Um … obviously, this blog is different and provides a vital service which would severely damage the world should I ever stop. Everyone else though is mental.
A brand of insanity I find particularly amusing is the people who’ve gone to the effort of finding this blog and slagging off The Wrong Door in the comments*. I mean, what were they hoping to achieve? Bearing in mind I only wrote a tiny portion of the show and have nothing to do with commissioning, filming or casting, what response are they looking for? Do they think I’m going to realise the error of my ways and break down in tears?
I was toying with editing some of the negative posts so they’re much more positive, you know, something like:
“Dear Phill,
I realise now I was totally incorrect when I was rude about The Wrong Door. The truth is I love the show and am extremely jealous. Sadly, I was born with a small cock and feel the need to bring others down in a pathetic attempt to make myself feel even slightly superior. I apologise whole heartedly and unreservedly.
Yours
Arthur Medleycott
PS I love you, please adopt me”
But in the end I decided I quite like the fruit loops raving about the show on my blog. Their constant checking for responses drives up my blog stats and the repeated mentions of The Wrong Door list this blog higher in Google’s search results which only generates more publicity for me. So I say, keep it up, you mental weirdos and God bless you. I get paid the same whether a handful of random loons like it or not. In fact, given these people will probably watch every episode in seething resentment, just so they can bitch about it with authority the next day, I should probably thank them – they’ll drive up the ratings and guarantee a second series.
The bottom line is nothing is universally loved or hated; people like different things and have different senses of humour. I don’t like every sketch in The Wrong Door – but then I don’t like every Monty Python sketch and still love that show. Funny is a subjective term, it’s not a fact or a definitive property. You can’t measure funny on any scale and just because you don’t find something funny doesn’t mean it’s shit - it just means you don’t like it. I didn’t find the Royale Family funny; but that doesn’t make it shit, because I know it was exceptionally well thought of by thousands of people. I may be a raving ego-maniac; but even I know my opinions don’t define the world.
I love the majority of Wrong Door sketches and I’m proud to be part of it. It makes me laugh and that’s good enough. The fact it had good ratings and reviews is just the icing on the cake.
I think the reviews in The Times sum it up for me. On Thursday, the four star review mentioned:
“… the hilarious X FACTOR rip-off, Superhero Tryouts.”
Which is the sketch I wrote.
The next day, the same paper gave another four star review and singled out the same sketch as an example of a ‘miss’, saying it was:
“… laboured and directionless.”
Which just goes to prove you can’t please all of The Times all of the time. I can’t wait to find out what people think of the next episode.
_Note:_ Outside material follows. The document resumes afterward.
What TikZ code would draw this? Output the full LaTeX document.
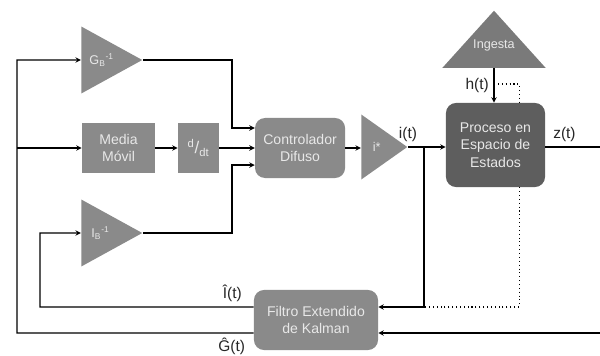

Four more stars from … um … you know what? I have no idea. It’s from Hello! or OK or one of those big glossy magazines which nobody reads because they only buy them to look at the pictures. It was hard to tell which one because the woman I was trying to wrestle it away from was shrieking a lot and rolling around on the floor.
Still, I managed to tear the page out, it’s a good review and I didn’t even have to bribe the reviewer! Plus, as an added extra Brucie bonus – the photo is of my sketch! Those are my characters posing in costume for whatever magazine it is! Too many exclamation marks in one paragraph!
Just to give a sense of balance, here’s a review which is slightly less positive … no, you know what? Fuck that. Only positive thoughts here.
It was quite a nice experience to peer over someone’s shoulder and see my characters peering back at me. Even nicer that it’s a good review. Although, since they’ve got the dinosaur’s name wrong, perhaps they’re not to be trusted?